Anyway, the purpose of this article is not to rant about QR codes. The real purpose is to discover the future of this technology, which may be something besides QR codes. This week, I came across this Engadget article about Microsoft Tags and it captured my attention. Here’s an excerpt:
Microsoft might be late to the cameraphone-able barcode game, but it appears to be making up for lost time. Its multi-colored (and, frankly, rather attractive) Tag barcodes added a few important innovations on top of the general QR code concept, and apparently to good effect: 2 billion Tags have been printed since the January 2009 launch, and 1 billion of those Tags were printed in the past four months. Sounds like Microsoft has found some momentum, and they claim to have gained a lead in the publishing industry already.
Here’s what I find interesting about this:
- Microsoft has a history of creating products based on pre-existing technologies and giving them simple and obvious names. The best example is Microsoft Windows. The name alone explains what it is and most people like things to be simple and obvious, especially with computers. At the time, the alternative was a Macintosh, and the name did not explain what it was. Instead, it was often perceived as “expensive”, among other things.
- “Tags” is another example of this practice. Most people can recognize “tag” and guess that it is like a label that helps identify something.
- In a weird way, the colorful Microsoft Tags have a vague similarity to the Windows logo, while a QR code seems to evoke old technologies that lacked color like Xerox copies and UPC bar codes.
- They already have excellent uptake with 2 billion tags. I suppose that translates to 2 billion products or ads or physical items that have a unique tag barcode.
If you visit the Tags website, the story gets more intriguing. Microsoft even did a nice job with the tagline: “Connecting Real Life and the Digital World using Mobile Barcodes!” Wow, since when did Microsoft figure out how to market things. (which, by the way, is different from choosing simple product names)
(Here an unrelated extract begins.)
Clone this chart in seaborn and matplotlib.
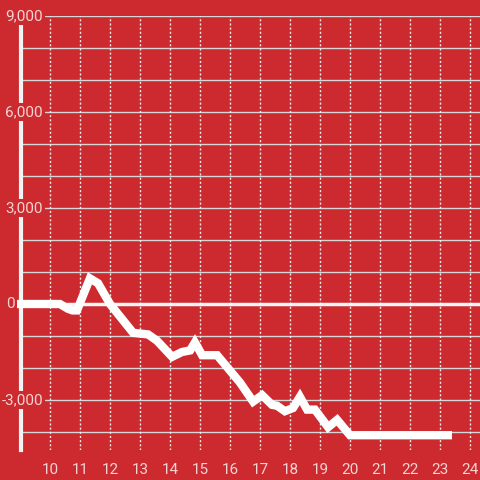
import numpy as np
import pandas as pd
import matplotlib
matplotlib.use("Agg")
import matplotlib.pyplot as plt
import seaborn as sns

# series
x_vals = [8.88, 10.33, 10.6, 10.75, 10.9, 11.05, 11.33, 11.6, 12.0, 12.77, 13.27,
          13.57, 14.07, 14.4, 14.67, 14.83, 15.07, 15.57, 16.33, 16.77, 17.07,
          17.4, 17.57, 17.83, 18.1, 18.33, 18.57, 18.83, 19.27, 19.57, 20.0, 23.4]
y_vals = [0, 0, -150, -200, -200, 150, 800, 650, 0, -900, -950,
          -1150, -1650, -1500, -1450, -1200, -1600, -1600, -2450, -3050, -2850,
          -3150, -3180, -3350, -3250, -2900, -3300, -3300, -3850, -3620, -4100, -4100]
x_ticks = list(range(10, 25))
y_ticks = [-3000, 0, 3000, 6000, 9000]

BG = "#cc2a2f"
TXT = "#f3d3d3"

df = pd.DataFrame({"x": x_vals, "y": y_vals})

sns.set_style("white")
plt.rcParams["font.family"] = ["Roboto", "DejaVu Sans"]

fig = plt.figure(figsize=(4.8, 4.8), dpi=100, facecolor=BG)
ax = fig.add_axes([21 / 480, 30 / 480, 459 / 480, 434 / 480])
ax.set_facecolor(BG)

ax.set_xlim(9.033, 24.333)
ax.set_ylim(-4562, 9000)

# grid
for v in range(-4000, 9001, 1000):
    if v != 0:
        ax.axhline(v, color="#d6d6d6", lw=1, zorder=1)
for v in x_ticks:
    ax.axvline(v, color="#ececec", lw=1, ls=(0, (1.5, 1.5)), zorder=1)
ax.axhline(0, color="#f4f4f4", lw=2.5, zorder=2)

sns.lineplot(data=df, x="x", y="y", ax=ax, color="white", lw=6,
             solid_joinstyle="miter", solid_capstyle="butt", zorder=3,
             clip_on=False)

for s in ["top", "right", "bottom"]:
    ax.spines[s].set_visible(False)
ax.spines["left"].set_color("#f4f4f4")
ax.spines["left"].set_linewidth(3)
ax.spines["left"].set_zorder(2.5)

ax.set_xticks(x_ticks)
ax.set_xticklabels([str(t) for t in x_ticks])
ax.tick_params(axis="x", length=0, pad=9, labelsize=11, labelcolor=TXT)
ax.set_yticks([])
trans = ax.get_yaxis_transform()
for v in y_ticks:
    xpos = -0.013 if v == 0 else 0.048
    ax.text(xpos, v, f"{v:,}", transform=trans, ha="right", va="center",
            fontsize=11, color=TXT, zorder=5, clip_on=False,
            bbox=dict(facecolor=BG, edgecolor="none", pad=1.5))
ax.set_xlabel("")
ax.set_ylabel("")

fig.savefig("out.png", dpi=100, facecolor=BG)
Microsoft’s approach with Tags seems to be spot-on. They are touting how Tags provides benefits that businesses really care about. Specifically, metrics and reporting are important to large companies whenever they make an investment in media or advertising. Omniture is a great example of this. Companies want to know the ROI of their online properties and marketing campaigns and are willing to pay millions to get the pretty executive reports.
And that’s when I had my “Aha” moment. Tags (or some future version of it) will be the Omniture of the future. The measurement of attention will move beyond websites to the mobile world, which is a mixture of mobile device users, mobile Internet, and the interaction with all content wherever it happens to be. That includes publishing, outdoor ads, local businesses, television, Internet video, coupons, etc. All content and all attention will need to be measurable.
Well, we’re not quite there yet. I feel that the basic problem with Tags and similar barcodes is that it depends on user-initiated interaction with a displayed code. Currently, the interaction model requires a user to take a picture of the code using their mobile device camera. That’s kind of clunky. The call-to-action is really not there unless you specifically draw attention to it and offer an incentive.
What really needs to happen is for mobile devices to be auto-aware of nearby Tags, and hence Tags would need some kind of broadcast mechanism or wireless network to publish to. It seems likely that you would also need micro-circuits that uniquely identify the Tag. In simple terms, I think the Tags of the future will be more like stickers with embedded circuits and code that mobile devices can interact with.
Perhaps in a future article, we can discuss how Tags are being used in the industry and how they might be used in digital publishing.